* What you should do *
Return the material word for word. Do not include the pictures.

----------

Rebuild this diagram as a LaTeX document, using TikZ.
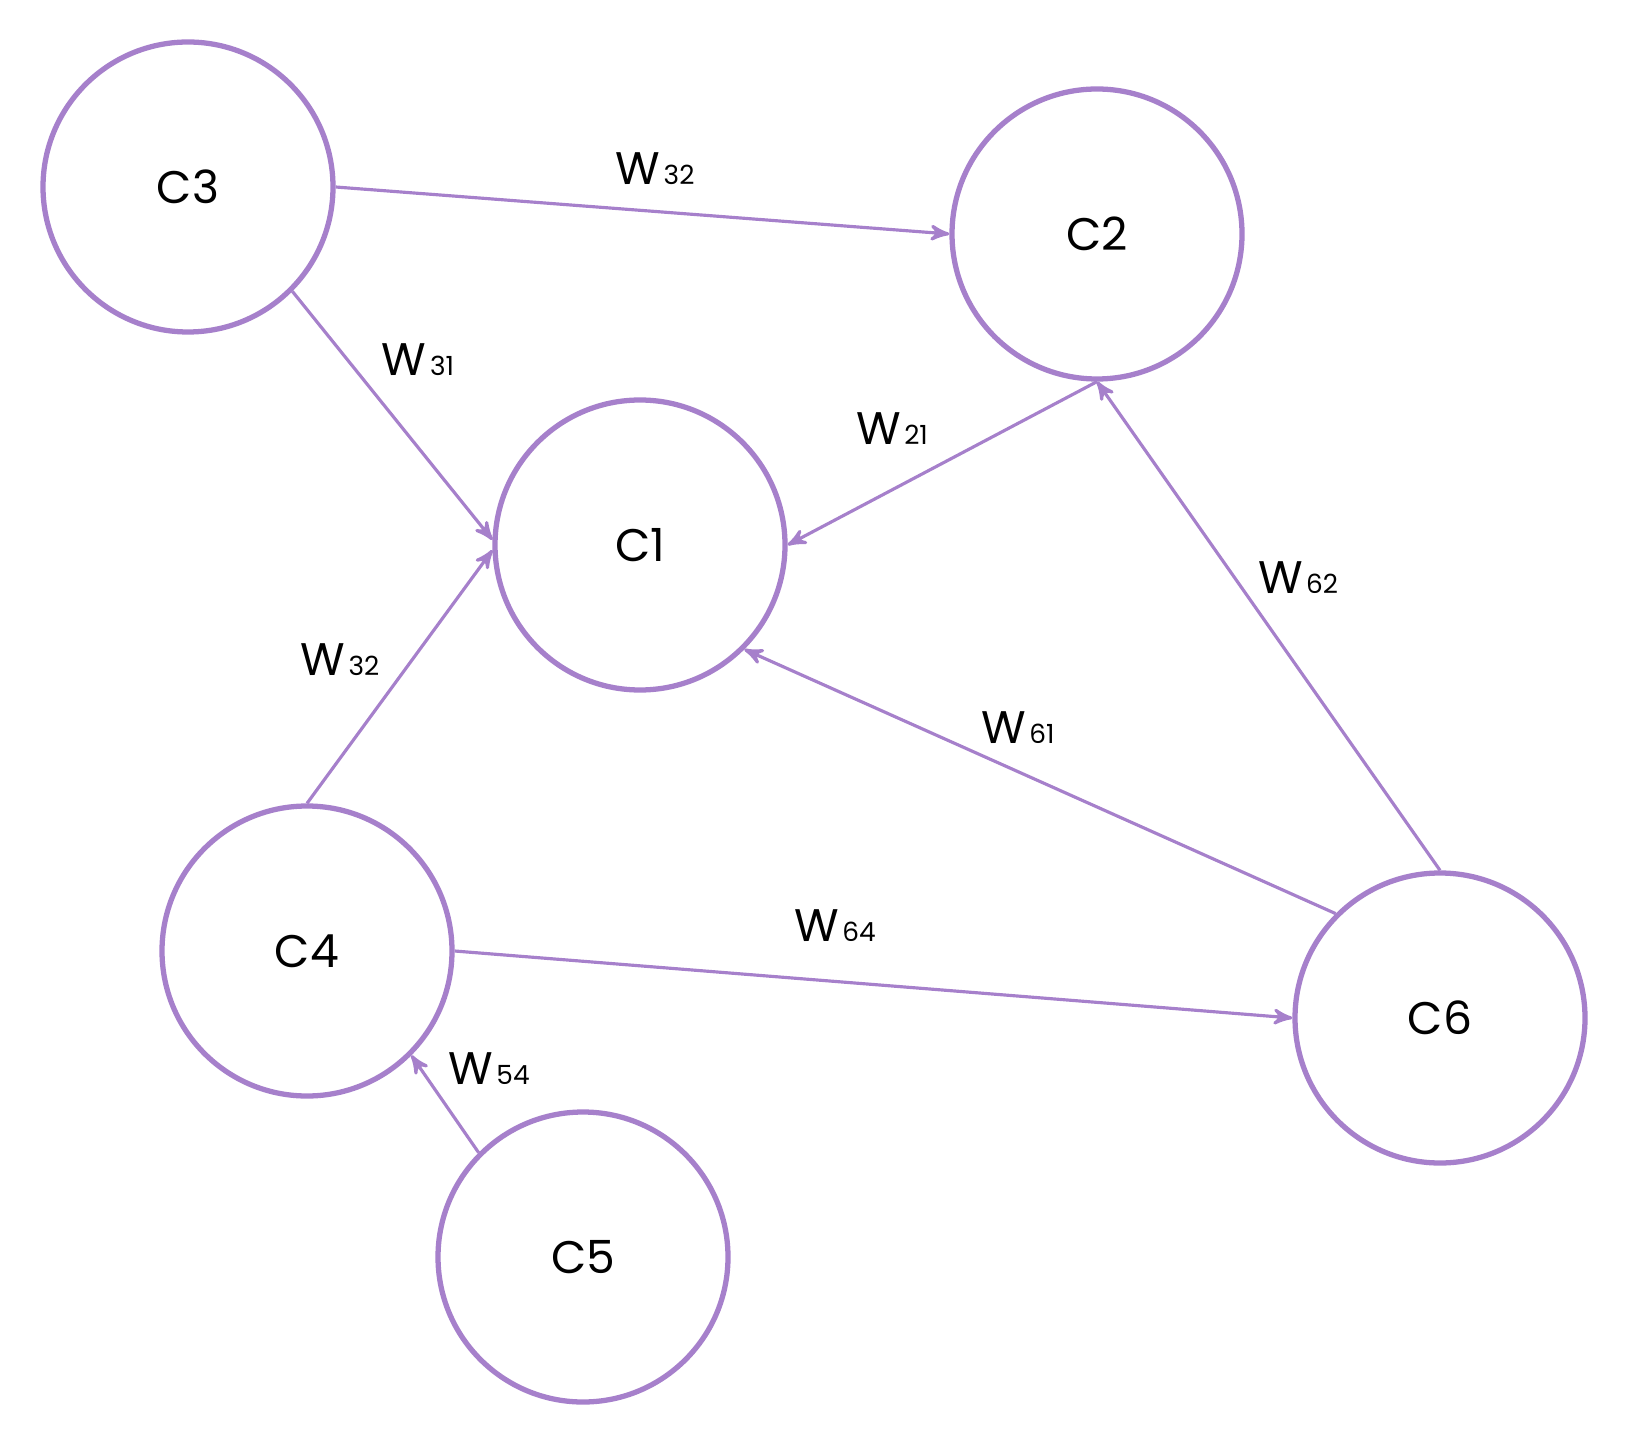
\documentclass[tikz,border=0pt]{standalone}
\usepackage{fontspec}
\setmainfont{Poppins}
\usetikzlibrary{arrows}
\definecolor{lilac}{RGB}{166,128,203}
\tikzset{>=stealth'}
\tikzset{cnode/.style={draw=lilac, line width=1.5pt, circle, minimum size=2.9cm, inner sep=0pt, fill=white, font=\fontsize{13}{15}\selectfont}}
\tikzset{wlab/.style={inner sep=1pt, font=\fontsize{13}{15}\selectfont}}
\tikzset{edge/.style={->, draw=lilac, line width=0.9pt}}
\newcommand{\wsub}[1]{W\kern1pt{\fontsize{7.5}{8}\selectfont #1}}

\begin{document}
\begin{tikzpicture}
\useasboundingbox (0,0) rectangle (16.26,14.34);

\node (C3) [cnode] at (1.88,12.47) {C3};
\node (C2) [cnode] at (10.97,12.00) {C2};
\node (C1) [cnode] at (6.40,8.89) {C1};
\node (C4) [cnode] at (3.07,4.83) {C4};
\node (C5) [cnode] at (5.83,1.77) {C5};
\node (C6) [cnode] at (14.40,4.16) {C6};

\draw[edge] (C3.east) -- (C2.west);
\draw[edge] (C3.south east) -- (C1.178);
\draw[edge] (C4.north) -- (C1.182);
\draw[edge] (C2.south) -- (C1.east);
\draw[edge] (C6.north) -- (C2.south);
\draw[edge] (C6.north west) -- (C1.south east);
\draw[edge] (C4.east) -- (C6.west);
\draw[edge] (C5.north west) -- (C4.south east);

\node (w32a) [wlab] at (6.55,12.65) {\wsub{32}};
\node (w31) [wlab] at (4.18,10.74) {\wsub{31}};
\node (w21) [wlab] at (8.92,10.05) {\wsub{21}};
\node (w32b) [wlab] at (3.40,7.74) {\wsub{32}};
\node (w61) [wlab] at (10.18,7.06) {\wsub{61}};
\node (w62) [wlab] at (12.98,8.56) {\wsub{62}};
\node (w64) [wlab] at (8.35,5.08) {\wsub{64}};
\node (w54) [wlab] at (4.89,3.65) {\wsub{54}};
\end{tikzpicture}
\end{document}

----------

* Answer *
Rebuild this diagram as a LaTeX document, using TikZ.
\documentclass[tikz,border=0pt]{standalone}
\usepackage{fontspec}
\setmainfont{Poppins}
\usetikzlibrary{arrows}
\definecolor{lilac}{RGB}{166,128,203}
\tikzset{>=stealth'}
\tikzset{cnode/.style={draw=lilac, line width=1.5pt, circle, minimum size=2.9cm, inner sep=0pt, fill=white, font=\fontsize{13}{15}\selectfont}}
\tikzset{wlab/.style={inner sep=1pt, font=\fontsize{13}{15}\selectfont}}
\tikzset{edge/.style={->, draw=lilac, line width=0.9pt}}
\newcommand{\wsub}[1]{W\kern1pt{\fontsize{7.5}{8}\selectfont #1}}

\begin{document}
\begin{tikzpicture}
\useasboundingbox (0,0) rectangle (16.26,14.34);

\node (C3) [cnode] at (1.88,12.47) {C3};
\node (C2) [cnode] at (10.97,12.00) {C2};
\node (C1) [cnode] at (6.40,8.89) {C1};
\node (C4) [cnode] at (3.07,4.83) {C4};
\node (C5) [cnode] at (5.83,1.77) {C5};
\node (C6) [cnode] at (14.40,4.16) {C6};

\draw[edge] (C3.east) -- (C2.west);
\draw[edge] (C3.south east) -- (C1.178);
\draw[edge] (C4.north) -- (C1.182);
\draw[edge] (C2.south) -- (C1.east);
\draw[edge] (C6.north) -- (C2.south);
\draw[edge] (C6.north west) -- (C1.south east);
\draw[edge] (C4.east) -- (C6.west);
\draw[edge] (C5.north west) -- (C4.south east);

\node (w32a) [wlab] at (6.55,12.65) {\wsub{32}};
\node (w31) [wlab] at (4.18,10.74) {\wsub{31}};
\node (w21) [wlab] at (8.92,10.05) {\wsub{21}};
\node (w32b) [wlab] at (3.40,7.74) {\wsub{32}};
\node (w61) [wlab] at (10.18,7.06) {\wsub{61}};
\node (w62) [wlab] at (12.98,8.56) {\wsub{62}};
\node (w64) [wlab] at (8.35,5.08) {\wsub{64}};
\node (w54) [wlab] at (4.89,3.65) {\wsub{54}};
\end{tikzpicture}
\end{document}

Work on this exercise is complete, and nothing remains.